Tree health has been a hot topic in recent weeks following the introduction of a new tree disease into the UK. There has been much press coverage regarding the potentially serious threat to one of our most valuable native trees – Ash.
Chalara dieback of ash is a serious disease of ash trees caused by a fungus called Chalara Fraxinea. The disease causes leaf loss and crown dieback in affected trees, and usually leads to tree death.
The disease appears to have been introduced on imported nursery stock and is now being treated as a quarantine pest under national emergency measures. However, now that the disease has been found in older trees (East Anglia, Kent and Essex) with no apparent connection with plants supplied by nurseries, government scientists are investigating the possibility that it might have entered the UK by natural means; such as wind borne spores or birds coming across the North Sea.

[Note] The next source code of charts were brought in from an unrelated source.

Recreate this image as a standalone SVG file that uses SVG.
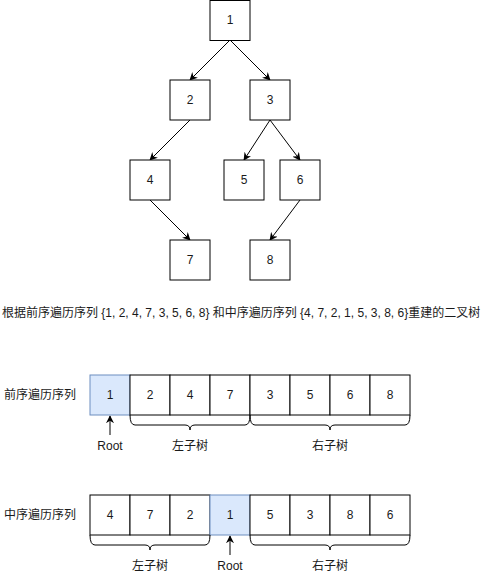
<svg xmlns="http://www.w3.org/2000/svg" width="492" height="576" viewBox="0 0 492 576">
<defs>
<marker id="arr" viewBox="0 0 10 10" refX="9" refY="5" markerWidth="8" markerHeight="8" markerUnits="userSpaceOnUse" orient="auto">
<path d="M0,0 L10,5 L0,10 L3,5 Z" fill="#000"/>
</marker>
<style>
.n rect{fill:#fff;stroke:#000;stroke-width:1}
.n rect.root{fill:#dae8fc;stroke:#6c8ebf}
text{font-family:"Liberation Sans","Noto Sans CJK SC",sans-serif;font-size:12px;fill:#1a1a1a}
.c{text-anchor:middle;dominant-baseline:central}
.e line{stroke:#000;stroke-width:1;marker-end:url(#arr)}
.b{fill:none;stroke:#000;stroke-width:1}
</style>
</defs>
<rect width="492" height="576" fill="#fff"/>
<g class="e" id="connectors">
<line x1="230" y1="40" x2="190" y2="80"/>
<line x1="230" y1="40" x2="270" y2="80"/>
<line x1="190" y1="120" x2="150" y2="160"/>
<line x1="270" y1="120" x2="244" y2="160"/>
<line x1="270" y1="120" x2="300" y2="160"/>
<line x1="150" y1="200" x2="190" y2="240"/>
<line x1="300" y1="200" x2="270" y2="240"/>
<line x1="110" y1="435" x2="110" y2="416"/>
<line x1="230" y1="555" x2="230" y2="536"/>
</g>
<g class="n" id="t1"><rect x="210" y="0.5" width="40" height="40"/><text class="c" x="230" y="20">1</text></g>
<g class="n" id="t2"><rect x="170" y="80" width="40" height="40"/><text class="c" x="190" y="100">2</text></g>
<g class="n" id="t3"><rect x="250" y="80" width="40" height="40"/><text class="c" x="270" y="100">3</text></g>
<g class="n" id="t4"><rect x="130" y="160" width="40" height="40"/><text class="c" x="150" y="180">4</text></g>
<g class="n" id="t5"><rect x="224" y="160" width="40" height="40"/><text class="c" x="244" y="180">5</text></g>
<g class="n" id="t6"><rect x="280" y="160" width="40" height="40"/><text class="c" x="300" y="180">6</text></g>
<g class="n" id="t7"><rect x="170" y="240" width="40" height="40"/><text class="c" x="190" y="260">7</text></g>
<g class="n" id="t8"><rect x="250" y="240" width="40" height="40"/><text class="c" x="270" y="260">8</text></g>
<text id="title" x="2" y="317">根据前序遍历序列 {1, 2, 4, 7, 3, 5, 6, 8} 和中序遍历序列 {4, 7, 2, 1, 5, 3, 8, 6}重建的二叉树</text>
<g id="pre">
<text class="c" x="40" y="395">前序遍历序列</text>
<g class="n" id="p1"><rect class="root" x="90" y="375" width="40" height="40"/><text class="c" x="110" y="395">1</text></g>
<g class="n" id="p2"><rect x="130" y="375" width="40" height="40"/><text class="c" x="150" y="395">2</text></g>
<g class="n" id="p3"><rect x="170" y="375" width="40" height="40"/><text class="c" x="190" y="395">4</text></g>
<g class="n" id="p4"><rect x="210" y="375" width="40" height="40"/><text class="c" x="230" y="395">7</text></g>
<g class="n" id="p5"><rect x="250" y="375" width="40" height="40"/><text class="c" x="270" y="395">3</text></g>
<g class="n" id="p6"><rect x="290" y="375" width="40" height="40"/><text class="c" x="310" y="395">5</text></g>
<g class="n" id="p7"><rect x="330" y="375" width="40" height="40"/><text class="c" x="350" y="395">6</text></g>
<g class="n" id="p8"><rect x="370" y="375" width="40" height="40"/><text class="c" x="390" y="395">8</text></g>
<path class="b" d="M130,415 Q130,425 135,425 H185 Q190,425 190,430 Q190,425 195,425 H245 Q250,425 250,415"/>
<path class="b" d="M250,415 Q250,425 255,425 H325 Q330,425 330,430 Q330,425 335,425 H405 Q410,425 410,415"/>
<text class="c" x="110" y="446">Root</text>
<text class="c" x="190" y="446">左子树</text>
<text class="c" x="330" y="446">右子树</text>
</g>
<g id="in">
<text class="c" x="40" y="515">中序遍历序列</text>
<g class="n" id="i1"><rect x="90" y="495" width="40" height="40"/><text class="c" x="110" y="515">4</text></g>
<g class="n" id="i2"><rect x="130" y="495" width="40" height="40"/><text class="c" x="150" y="515">7</text></g>
<g class="n" id="i3"><rect x="170" y="495" width="40" height="40"/><text class="c" x="190" y="515">2</text></g>
<g class="n" id="i4"><rect class="root" x="210" y="495" width="40" height="40"/><text class="c" x="230" y="515">1</text></g>
<g class="n" id="i5"><rect x="250" y="495" width="40" height="40"/><text class="c" x="270" y="515">5</text></g>
<g class="n" id="i6"><rect x="290" y="495" width="40" height="40"/><text class="c" x="310" y="515">3</text></g>
<g class="n" id="i7"><rect x="330" y="495" width="40" height="40"/><text class="c" x="350" y="515">8</text></g>
<g class="n" id="i8"><rect x="370" y="495" width="40" height="40"/><text class="c" x="390" y="515">6</text></g>
<path class="b" d="M90,535 Q90,545 95,545 H145 Q150,545 150,550 Q150,545 155,545 H205 Q210,545 210,535"/>
<path class="b" d="M250,535 Q250,545 255,545 H325 Q330,545 330,550 Q330,545 335,545 H405 Q410,545 410,535"/>
<text class="c" x="150" y="566">左子树</text>
<text class="c" x="230" y="566">Root</text>
<text class="c" x="330" y="566">右子树</text>
</g>
</svg>
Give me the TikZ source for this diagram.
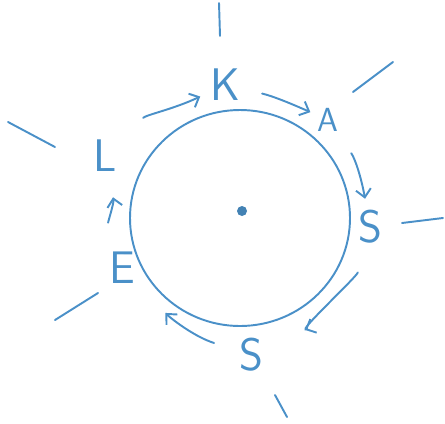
\documentclass[tikz,border=0pt]{standalone}
\usetikzlibrary{arrows.meta}
\definecolor{pen}{RGB}{74,144,200}
\tikzset{
  ink/.style={draw=pen,line width=1.1pt,line cap=round},
  letter/.style={text=pen,inner sep=0pt,font=\fontsize{26}{30}\selectfont\sffamily},
  small letter/.style={letter,font=\fontsize{19}{22}\selectfont\sffamily},
}
\begin{document}
\begin{tikzpicture}[x=0.02cm,y=-0.02cm,>={Straight Barb[length=1.6mm,width=3mm]}]
\useasboundingbox (0,0) rectangle (445,423);
\draw[ink] (240,218) ellipse [x radius=110, y radius=108];
\node[circle,fill=pen!90!black,inner sep=0pt,minimum size=0.2cm] (mid) at (242,211) {};
\node[letter] (k) at (225,85) {K};
\node[small letter] (a) at (328,120) {A};
\node[letter] (s1) at (370,227) {S};
\node[letter] (s2) at (251,355) {S};
\node[letter] (e) at (122,268) {E};
\node[letter] (l) at (105,156) {L};
\draw[ink,->,shorten <=0.74cm,shorten >=0.21cm] (l) to[out=45,in=205] (k);
\draw[ink,->,shorten <=0.45cm,shorten >=0.15cm] (k) to[out=-13,in=156] (a);
\draw[ink,->,shorten <=0.52cm,shorten >=0.23cm] (a) to[out=-55,in=100] (s1);
\draw[ink,->,shorten <=0.59cm,shorten >=0.92cm] (s1) to[out=255,in=25,looseness=0.6] (s2);
\draw[ink,->,shorten <=0.52cm,shorten >=0.87cm] (s2) to[out=162,in=-46] (e);
\draw[ink,->,shorten <=0.61cm,shorten >=0.51cm] (e) to[out=107,in=-79] (l);
% rays
\draw[ink] (219,3) -- (220,36);
\draw[ink] (353,92) -- (393,62);
\draw[ink] (402,223) -- (443,218);
\draw[ink] (275,395) -- (287,417);
\draw[ink] (98,293) -- (55,320);
\draw[ink] (8,122) -- (55,147);
\end{tikzpicture}
\end{document}
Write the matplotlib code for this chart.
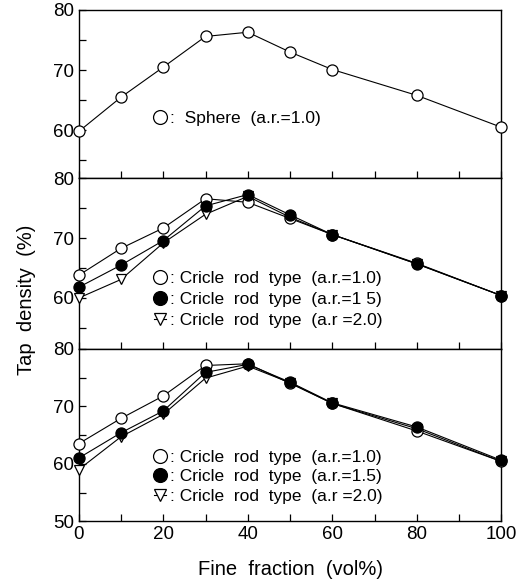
import numpy as np
import matplotlib
matplotlib.use("Agg")
import matplotlib.pyplot as plt
from matplotlib.ticker import MultipleLocator

plt.rcParams["font.family"] = ["Liberation Sans", "DejaVu Sans"]

# ---- data ----
fine = [0, 10, 20, 30, 40, 50, 60, 80, 100]

sphere_10 = [59.8, 65.5, 70.5, 75.6, 76.3, 73.0, 70.1, 65.8, 60.5]

mid_10 = [63.8, 68.3, 71.7, 76.6, 76.0, 73.3, 70.6, 65.8, 60.4]
mid_15 = [61.8, 65.5, 69.6, 75.4, 77.3, 73.9, 70.6, 65.7, 60.4]
mid_20 = [60.0, 63.1, 69.2, 74.0, 77.0, 73.5, 70.6, 65.7, 60.4]

bot_10 = [63.5, 67.9, 71.8, 77.1, 77.4, 74.0, 70.5, 65.7, 60.4]
bot_15 = [61.0, 65.4, 69.2, 75.9, 77.3, 74.2, 70.6, 66.4, 60.6]
bot_20 = [59.0, 64.7, 68.6, 74.9, 77.0, 74.1, 70.5, 66.1, 60.4]

mid_labels = [": Cricle  rod  type  (a.r.=1.0)",
              ": Cricle  rod  type  (a.r.=1 5)",
              ": Cricle  rod  type  (a.r =2.0)"]
bot_labels = [": Cricle  rod  type  (a.r.=1.0)",
              ": Cricle  rod  type  (a.r.=1.5)",
              ": Cricle  rod  type  (a.r =2.0)"]

# open circle, filled circle, open triangle; filled drawn on top
styles = [dict(marker="o", mfc="white", ms=8, zorder=4),
          dict(marker="o", mfc="black", ms=8, zorder=5),
          dict(marker="v", mfc="white", ms=7, zorder=3)]

fig = plt.figure(figsize=(5.25, 5.87), dpi=100)
gs = fig.add_gridspec(3, 1, height_ratios=[168, 170, 172], hspace=0,
                      left=0.150, right=0.955, top=0.983, bottom=0.112)
axes = [fig.add_subplot(gs[i]) for i in range(3)]
ylims = [(52, 80), (51.5, 80), (50, 80)]


def style(ax, ylim, last):
    ax.set_xlim(0, 100)
    ax.set_ylim(*ylim)
    ax.xaxis.set_major_locator(MultipleLocator(20))
    ax.xaxis.set_minor_locator(MultipleLocator(10))
    ax.yaxis.set_major_locator(MultipleLocator(10))
    ax.yaxis.set_minor_locator(MultipleLocator(5))
    ax.tick_params(which="both", direction="in", length=5, width=0.9,
                   labelsize=13.5, top=False, right=False)
    if not last:
        ax.tick_params(axis="x", labelbottom=False)
    for s in ax.spines.values():
        s.set_linewidth(1.0)


def series(ax, y, st, label):
    ax.plot(fine, y, color="black", lw=0.8, mec="black", mew=0.9,
            label=label, clip_on=False, **st)


leg_kw = dict(frameon=False, handlelength=0.7, handletextpad=0.2,
              fontsize=12.5, markerscale=1.25, borderpad=0)

# top panel: sphere
ax = axes[0]
series(ax, sphere_10, styles[0], ":  Sphere  (a.r.=1.0)")
style(ax, ylims[0], False)
ax.legend(loc="center left", bbox_to_anchor=(0.158, 0.355), **leg_kw)

# middle panel
ax = axes[1]
for y, st, lab in zip([mid_10, mid_15, mid_20], styles, mid_labels):
    series(ax, y, st, lab)
style(ax, ylims[1], False)
ax.legend(loc="upper left", bbox_to_anchor=(0.158, 0.51), labelspacing=0.35,
          **leg_kw)

# bottom panel
ax = axes[2]
for y, st, lab in zip([bot_10, bot_15, bot_20], styles, bot_labels):
    series(ax, y, st, lab)
style(ax, ylims[2], True)
ax.legend(loc="upper left", bbox_to_anchor=(0.158, 0.465), labelspacing=0.25,
          **leg_kw)
ax.set_xlabel("Fine  fraction  (vol%)", fontsize=14.5, labelpad=12)

fig.text(0.05, 0.49, "Tap  density  (%)", rotation=90, fontsize=14.5,
         ha="center", va="center")

fig.savefig("out.png", dpi=100)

It is still very early to judge what the position is and the Forestry Commission and DEFRA are still gathering information so the full impact that the disease will have in England is not yet known.
If we look to the other countries that have suffered with the disease it looks very likely that 60-90% of UK ash trees will be infected in the foreseeable future. Ash trees make up 5% of the UK tree population so this will have a significant impact on our towns and countryside.
The disease is a fungus that readily infects young trees and saplings but affects older trees more slowly. The main spread of the disease is through the movement of young plants and this is now being controlled. The majority of the reported outbreaks relate to young planting with a few cases of mature trees being affected.
The disease spreads slowly on its own (12-20 miles per year) and mainly through spores on leaf litter and twigs from June to September. This means that we will get a much better idea of the extent of the spread by the end of next summer. Our current knowledge of the spread is based on sample plots inspected by DEFRA.
There are no reasonable controls (at the moment) and it looks very likely that the policy will be to allow the disease to run its course rather than undertake sanitation felling. The problem with sanitation felling (removing all the trees in an area around an outbreak) is that it is expensive for landowners and you lose trees that may be resistant to the disease. So in the long term it is better to identify the resistant trees so that we can re-establish the ash tree population.
The current advice is that mature trees may live for some time after infection so felling trees hastily may be too harsh a measure when some benefit can still be gained from keeping the tree.